THE Department of State Services (DSS) has dragged the 2007 presidential candidate of the African Democratic Congress (ADC), Patrick Okedinachi Utomi, also known as Pat Utomi, to court over his announced plan to establish a shadow government in the country.
In the suit marked: FHC/ABJ/CS/937/2025, filed before the Federal High Court in Abuja, with Utomi as sole defendant, the plaintiff is contending that the move by Utomi was intended to create chaos and destabilise the country.
The DSS, in the suit filed by a team of lawyers, led by Akinlolu Kehinde, argued that not only is the planned shadow government an aberration, but it also constitutes a grave attack on the Constitution and a threat to the democratically elected government that is currently in place.
It expressed concern that such a structure, styled as a ‘shadow government’, if left unchecked, may incite political unrest, cause intergroup tensions and embolden other unlawful actors or separatist entities to replicate similar parallel arrangements, all of which pose a grave threat to national security.”
The plaintiff wants the court to declare the purported “shadow government” or”’shadow cabinet” being planned by Utomi and his associates as “unconstitutional and amounts to an attempt to create a parallel authority not recognized by the Constitution of the Federal Republic of Nigeria, 1999 (as amended).”

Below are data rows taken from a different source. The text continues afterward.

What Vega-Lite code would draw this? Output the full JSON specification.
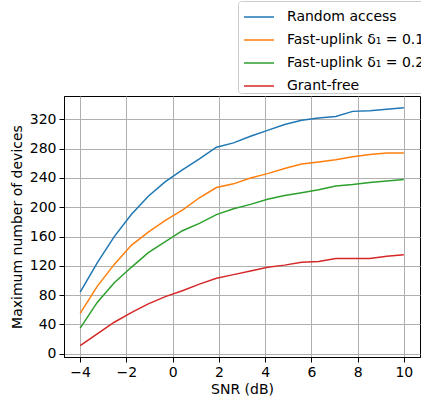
{
  "$schema": "https://vega.github.io/schema/vega-lite/v6.json",
  "autosize": "none",
  "width": 356,
  "height": 261,
  "padding": {"left": 64, "top": 96, "right": 1, "bottom": 44},
  "background": "white",
  "config": {
    "font": "DejaVu Sans",
    "view": {"stroke": "black", "strokeWidth": 1},
    "axis": {
      "labelFont": "DejaVu Sans", "titleFont": "DejaVu Sans",
      "labelFontSize": 14, "titleFontSize": 14, "titleFontWeight": "normal",
      "labelColor": "black", "titleColor": "black",
      "domainColor": "black", "tickColor": "black", "tickSize": 5, "labelPadding": 3,
      "gridColor": "#b0b0b0", "gridWidth": 1, "gridOpacity": 1
    }
  },
  "data": {"values": [
    {"snr": -4, "n": 84, "scheme": "Random access"},
    {"snr": -3.263, "n": 124, "scheme": "Random access"},
    {"snr": -2.526, "n": 160, "scheme": "Random access"},
    {"snr": -1.789, "n": 190, "scheme": "Random access"},
    {"snr": -1.053, "n": 215, "scheme": "Random access"},
    {"snr": -0.316, "n": 235, "scheme": "Random access"},
    {"snr": 0.421, "n": 251, "scheme": "Random access"},
    {"snr": 1.158, "n": 266, "scheme": "Random access"},
    {"snr": 1.895, "n": 282, "scheme": "Random access"},
    {"snr": 2.632, "n": 288, "scheme": "Random access"},
    {"snr": 3.368, "n": 297, "scheme": "Random access"},
    {"snr": 4.105, "n": 305, "scheme": "Random access"},
    {"snr": 4.842, "n": 313, "scheme": "Random access"},
    {"snr": 5.579, "n": 319, "scheme": "Random access"},
    {"snr": 6.316, "n": 322, "scheme": "Random access"},
    {"snr": 7.053, "n": 324, "scheme": "Random access"},
    {"snr": 7.789, "n": 331, "scheme": "Random access"},
    {"snr": 8.526, "n": 332, "scheme": "Random access"},
    {"snr": 9.263, "n": 334, "scheme": "Random access"},
    {"snr": 10, "n": 336, "scheme": "Random access"},
    {"snr": -4, "n": 55, "scheme": "Fast-uplink δ₁ = 0.1"},
    {"snr": -3.263, "n": 92, "scheme": "Fast-uplink δ₁ = 0.1"},
    {"snr": -2.526, "n": 122, "scheme": "Fast-uplink δ₁ = 0.1"},
    {"snr": -1.789, "n": 148, "scheme": "Fast-uplink δ₁ = 0.1"},
    {"snr": -1.053, "n": 166, "scheme": "Fast-uplink δ₁ = 0.1"},
    {"snr": -0.316, "n": 182, "scheme": "Fast-uplink δ₁ = 0.1"},
    {"snr": 0.421, "n": 196, "scheme": "Fast-uplink δ₁ = 0.1"},
    {"snr": 1.158, "n": 213, "scheme": "Fast-uplink δ₁ = 0.1"},
    {"snr": 1.895, "n": 227, "scheme": "Fast-uplink δ₁ = 0.1"},
    {"snr": 2.632, "n": 232, "scheme": "Fast-uplink δ₁ = 0.1"},
    {"snr": 3.368, "n": 240, "scheme": "Fast-uplink δ₁ = 0.1"},
    {"snr": 4.105, "n": 246, "scheme": "Fast-uplink δ₁ = 0.1"},
    {"snr": 4.842, "n": 253, "scheme": "Fast-uplink δ₁ = 0.1"},
    {"snr": 5.579, "n": 259, "scheme": "Fast-uplink δ₁ = 0.1"},
    {"snr": 6.316, "n": 262, "scheme": "Fast-uplink δ₁ = 0.1"},
    {"snr": 7.053, "n": 265, "scheme": "Fast-uplink δ₁ = 0.1"},
    {"snr": 7.789, "n": 269, "scheme": "Fast-uplink δ₁ = 0.1"},
    {"snr": 8.526, "n": 272, "scheme": "Fast-uplink δ₁ = 0.1"},
    {"snr": 9.263, "n": 274, "scheme": "Fast-uplink δ₁ = 0.1"},
    {"snr": 10, "n": 274, "scheme": "Fast-uplink δ₁ = 0.1"},
    {"snr": -4, "n": 35, "scheme": "Fast-uplink δ₁ = 0.2"},
    {"snr": -3.263, "n": 70, "scheme": "Fast-uplink δ₁ = 0.2"},
    {"snr": -2.526, "n": 97, "scheme": "Fast-uplink δ₁ = 0.2"},
    {"snr": -1.789, "n": 118, "scheme": "Fast-uplink δ₁ = 0.2"},
    {"snr": -1.053, "n": 138, "scheme": "Fast-uplink δ₁ = 0.2"},
    {"snr": -0.316, "n": 153, "scheme": "Fast-uplink δ₁ = 0.2"},
    {"snr": 0.421, "n": 168, "scheme": "Fast-uplink δ₁ = 0.2"},
    {"snr": 1.158, "n": 178, "scheme": "Fast-uplink δ₁ = 0.2"},
    {"snr": 1.895, "n": 190, "scheme": "Fast-uplink δ₁ = 0.2"},
    {"snr": 2.632, "n": 198, "scheme": "Fast-uplink δ₁ = 0.2"},
    {"snr": 3.368, "n": 204, "scheme": "Fast-uplink δ₁ = 0.2"},
    {"snr": 4.105, "n": 211, "scheme": "Fast-uplink δ₁ = 0.2"},
    {"snr": 4.842, "n": 216, "scheme": "Fast-uplink δ₁ = 0.2"},
    {"snr": 5.579, "n": 220, "scheme": "Fast-uplink δ₁ = 0.2"},
    {"snr": 6.316, "n": 224, "scheme": "Fast-uplink δ₁ = 0.2"},
    {"snr": 7.053, "n": 229, "scheme": "Fast-uplink δ₁ = 0.2"},
    {"snr": 7.789, "n": 231, "scheme": "Fast-uplink δ₁ = 0.2"},
    {"snr": 8.526, "n": 234, "scheme": "Fast-uplink δ₁ = 0.2"},
    {"snr": 9.263, "n": 236, "scheme": "Fast-uplink δ₁ = 0.2"},
    {"snr": 10, "n": 238, "scheme": "Fast-uplink δ₁ = 0.2"},
    {"snr": -4, "n": 11, "scheme": "Grant-free"},
    {"snr": -3.263, "n": 27, "scheme": "Grant-free"},
    {"snr": -2.526, "n": 43, "scheme": "Grant-free"},
    {"snr": -1.789, "n": 56, "scheme": "Grant-free"},
    {"snr": -1.053, "n": 68, "scheme": "Grant-free"},
    {"snr": -0.316, "n": 78, "scheme": "Grant-free"},
    {"snr": 0.421, "n": 86, "scheme": "Grant-free"},
    {"snr": 1.158, "n": 95, "scheme": "Grant-free"},
    {"snr": 1.895, "n": 103, "scheme": "Grant-free"},
    {"snr": 2.632, "n": 108, "scheme": "Grant-free"},
    {"snr": 3.368, "n": 113, "scheme": "Grant-free"},
    {"snr": 4.105, "n": 118, "scheme": "Grant-free"},
    {"snr": 4.842, "n": 121, "scheme": "Grant-free"},
    {"snr": 5.579, "n": 125, "scheme": "Grant-free"},
    {"snr": 6.316, "n": 126, "scheme": "Grant-free"},
    {"snr": 7.053, "n": 130, "scheme": "Grant-free"},
    {"snr": 7.789, "n": 130, "scheme": "Grant-free"},
    {"snr": 8.526, "n": 130, "scheme": "Grant-free"},
    {"snr": 9.263, "n": 133, "scheme": "Grant-free"},
    {"snr": 10, "n": 135, "scheme": "Grant-free"}
  ]},
  "mark": {"type": "line", "strokeWidth": 1.5},
  "encoding": {
    "x": {
      "field": "snr", "type": "quantitative",
      "scale": {"domain": [-4.7, 10.7], "nice": false, "zero": false},
      "axis": {"values": [-4, -2, 0, 2, 4, 6, 8, 10], "title": "SNR (dB)", "titlePadding": 3}
    },
    "y": {
      "field": "n", "type": "quantitative",
      "scale": {"domain": [-4.5, 352], "nice": false, "zero": false},
      "axis": {"values": [0, 40, 80, 120, 160, 200, 240, 280, 320], "title": "Maximum number of devices", "titlePadding": 5}
    },
    "color": {
      "field": "scheme", "type": "nominal",
      "scale": {
        "domain": ["Random access", "Fast-uplink δ₁ = 0.1", "Fast-uplink δ₁ = 0.2", "Grant-free"],
        "range": ["#1f77b4", "#ff7f0e", "#2ca02c", "#d62728"]
      },
      "legend": {
        "title": null,
        "orient": "none",
        "legendX": 174,
        "legendY": -95,
        "symbolType": "stroke",
        "symbolSize": 900,
        "symbolStrokeWidth": 1.5,
        "symbolOffset": 5,
        "rowPadding": -10,
        "padding": 0,
        "labelOffset": 12,
        "labelFontSize": 14,
        "labelFont": "DejaVu Sans",
        "labelColor": "black",
        "labelLimit": 300,
        "strokeColor": "#cccccc",
        "fillColor": "rgba(255,255,255,0.8)",
        "cornerRadius": 3
      }
    }
  }
}
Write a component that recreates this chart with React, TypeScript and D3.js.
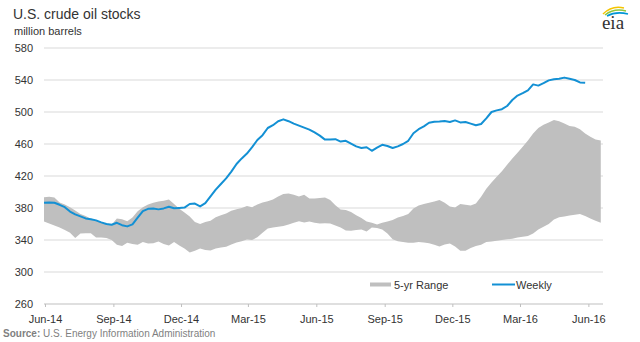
import React from "react";
import * as d3 from "d3";

const title = "U.S. crude oil stocks";
const unitLabel = "million barrels";
const sourceLabel = "Source:";
const sourceText = " U.S. Energy Information Administration";

const firstWeek = new Date(2014, 4, 30);

const weeklyStocks = [
  386.5, 387, 386.5, 384, 381, 375.5, 372, 369.5, 367, 366,
  364.5, 362, 360, 359, 361.5, 358.5, 357, 359.5, 368, 376,
  379, 379.5, 378.3, 379.5, 381.5, 379.6, 380, 380.5, 385, 385.5,
  382, 386, 394.5, 403, 410, 417, 425.5, 435, 442, 448,
  456, 465, 471, 480, 483.5, 488.5, 490.8, 488.5, 485.5, 483,
  480.5, 478, 474.5, 470.5, 465.5, 465.5, 466, 463, 464, 460.5,
  457, 455, 456, 451.5, 455.5, 459, 457.5, 455, 457, 460,
  464, 473.5, 478.5, 482, 486.5, 487.7, 488, 488.7, 487.5, 489.5,
  487, 487.5, 485.5, 483.5, 485, 492, 500, 502, 503.5, 507.5,
  515, 520.5, 523.5, 527, 534.5, 533, 536, 539.5, 541, 541.5,
  543, 541.5, 540, 537, 536.5,
];

const rangeUpper = [
  393.5, 394, 393, 387, 384.5, 381, 377, 372.5, 370, 366.5,
  365, 362, 360.5, 359, 367, 366, 363.5, 368, 376, 381,
  384.5, 386.5, 388, 389, 390.5, 385, 379, 374.5, 369.5, 362.5,
  360, 362.5, 364, 368.5, 371, 373, 376.5, 378.5, 380, 382.5,
  381, 384.5, 387, 388.5, 390.5, 394.5, 397.5, 398, 396.5, 394.5,
  396.5, 392, 392, 392.5, 393, 390, 383.5, 378, 377.5, 375,
  371, 367.5, 363, 361.5, 359.5, 361.5, 363, 365, 368, 370,
  372.5, 379.5, 383, 385, 386.5, 388, 390, 386.5, 382, 380.5,
  385, 384, 383, 385.5, 394, 404, 412, 419, 426, 434,
  442, 449, 456.5, 464.5, 473, 480, 484, 487, 490, 488.5,
  485.5, 482.5, 481.5, 478.5, 473, 469, 465.5, 464.5,
];

const rangeLower = [
  363, 360.5, 358, 355.5, 352.5, 349, 342.5, 348, 348.5, 348.5,
  343, 343, 342.5, 340, 334, 332.5, 336.5, 335, 334, 337.5,
  335.5, 336, 338, 335, 333, 337.5, 333, 329.5, 324.5, 326.5,
  329.5, 327.5, 327, 329.5, 330.5, 331.5, 334.5, 337, 338.5, 340.5,
  340, 343.5, 349, 354.5, 355.5, 356.5, 357.5, 359.5, 361.5, 363.5,
  362, 363, 361.5, 360.5, 361, 360.5, 358, 355.5, 352, 351.5,
  352.5, 353, 350.5, 355.5, 355, 353, 348, 341, 338.5, 337.5,
  336.7, 336.7, 337.5, 337, 336, 334, 332, 334.5, 335.5, 332,
  326.5, 326.5, 330, 332.5, 334, 337.5, 338, 339, 340, 341,
  341.5, 343, 344, 345, 348, 353, 356.5, 360, 365.5, 368.5,
  369.5, 370.5, 371.5, 372.5, 370, 367, 364, 361.5,
];

const yTicks = [260, 300, 340, 380, 420, 460, 500, 540, 580];
const xTickDates = [
  new Date(2014, 5, 1), new Date(2014, 8, 1), new Date(2014, 11, 1),
  new Date(2015, 2, 1), new Date(2015, 5, 1), new Date(2015, 8, 1),
  new Date(2015, 11, 1), new Date(2016, 2, 1), new Date(2016, 5, 1),
];
const xTickLabels = ["Jun-14", "Sep-14", "Dec-14", "Mar-15", "Jun-15", "Sep-15", "Dec-15", "Mar-16", "Jun-16"];
const legendLabels = ["5-yr Range", "Weekly"];

const FONT = "'Liberation Sans', Arial, sans-serif";
const BLUE = "#1390d4";
const GRAY = "#bfbfbf";

export default function App() {
  const x = d3.scaleTime().domain([new Date(2014, 4, 30), new Date(2016, 5, 20)]).range([44, 603]);
  const y = d3.scaleLinear().domain([260, 580]).range([304, 48]);
  const weekDate = (i: number) => d3.timeDay.offset(firstWeek, i * 7);

  const bandData = rangeUpper.map((u, i) => ({ d: weekDate(i), u, l: rangeLower[i] }));
  const area = d3
    .area<{ d: Date; u: number; l: number }>()
    .x((p) => x(p.d))
    .y0((p) => y(p.l))
    .y1((p) => y(p.u));
  const line = d3
    .line<number>()
    .x((_, i) => x(weekDate(i)))
    .y((v) => y(v));

  return (
    <svg width={640} height={342} style={{ position: "absolute", left: 0, top: 0, background: "#fff" }} fontFamily={FONT}>
      <text x={13} y={19} fontSize={14} fill="#333">{title}</text>
      <text x={14} y={35} fontSize={11} fill="#333">{unitLabel}</text>

      {/* eia logo */}
      <g>
        <path d="M603,14 Q612,5 624,8" fill="none" stroke="#f5c400" strokeWidth={1.5} />
        <path d="M605,15 Q614,8 626,11" fill="none" stroke="#8cc63f" strokeWidth={1.5} />
        <path d="M607,16 Q616,11 628,14" fill="none" stroke="#0096d7" strokeWidth={1.5} />
        <text x={613} y={29} fontSize={19} textAnchor="middle" fill="#333" fontFamily="'Liberation Serif', 'DejaVu Serif', serif">eia</text>
      </g>

      {yTicks.map((t) => (
        <g key={t}>
          <line x1={44} x2={603} y1={y(t)} y2={y(t)} stroke={t === 260 ? "#bfbfbf" : "#d9d9d9"} strokeWidth={1} />
          <text x={33} y={y(t) + 4} fontSize={11} textAnchor="end" fill="#333">{t}</text>
        </g>
      ))}

      {xTickDates.map((d, i) => (
        <g key={i}>
          <line x1={x(d)} x2={x(d)} y1={y(260)} y2={y(260) + 3} stroke="#bfbfbf" />
          <text x={x(d)} y={323} fontSize={11} textAnchor="middle" fill="#333">{xTickLabels[i]}</text>
        </g>
      ))}

      <path d={area(bandData) || ""} fill={GRAY} />
      <path d={line(weeklyStocks) || ""} fill="none" stroke={BLUE} strokeWidth={2} strokeLinejoin="round" />

      {/* legend */}
      <rect x={370} y={282.5} width={21} height={4} fill={GRAY} />
      <text x={394} y={289} fontSize={11} fill="#333">{legendLabels[0]}</text>
      <line x1={492} x2={515} y1={284.5} y2={284.5} stroke={BLUE} strokeWidth={2} />
      <text x={516} y={289} fontSize={11} fill="#333">{legendLabels[1]}</text>

      <text x={3} y={337} fontSize={10} fill="#7f7f7f">
        <tspan fontWeight="bold">{sourceLabel}</tspan>
        <tspan>{sourceText}</tspan>
      </text>
    </svg>
  );
}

The DSS is also seeking a declaration that, “under Sections 1(1), 1(2) and 14(2)(a) of the Constitution, the establishment or operation of any governmental authority or structure outside the provisions of the Constitution of the Federal Republic of Nigeria, 1999 (as amended). is unconstitutional, null, and void.”
The plaintiff wants the court to issue an order of perpetual injunction, restraining Utomi, his agents and associates “from further taking any steps towards the establishment or operation of a ‘shadow government,’ ‘shadow cabinet’ or any similar entity not recognized by the Constitution of the Federal Republic of Nigeria, 1999 (as amended).”
Among the grounds on which the plaintiff is hinging its prayers includes that, Section 1(1) of the Constitution declares its supremacy and binding force on all persons and authorities in Nigeria.
It added that Section 1(2) prohibits the governance of Nigeria or any part thereof except in accordance with the provisions of the Constitution.
According to the DSS, Section 14(2Xa) states that sovereignty belongs to the people of Nigeria, from whom government through the Constitution derives all its powers and authority, contending that Utomi’s proposed shadow government lacks constitutional recognition and authority, thereby contravening the aforementioned provisions.
It states that it has monitored, “through intelligence reports and open source material, public statements and interviews granted by the defendant, Professor Patrick Utomi, in which he announced the purported establishment of what he termed a ‘shadow government’ or ‘shadow cabinet,’ comprising of several persons that make up its ‘Minister.’
“The ‘shadow government’ or ‘shadow cabinet’ is an unregistered and unrecognizsed body claiming to operate as an alternative government, contrary to the provision of the Constitution of the Federal Republic of Nigeria, 1999 (as amended).”
The suit, filed on May 13, has not been assigned to any judge for hearing.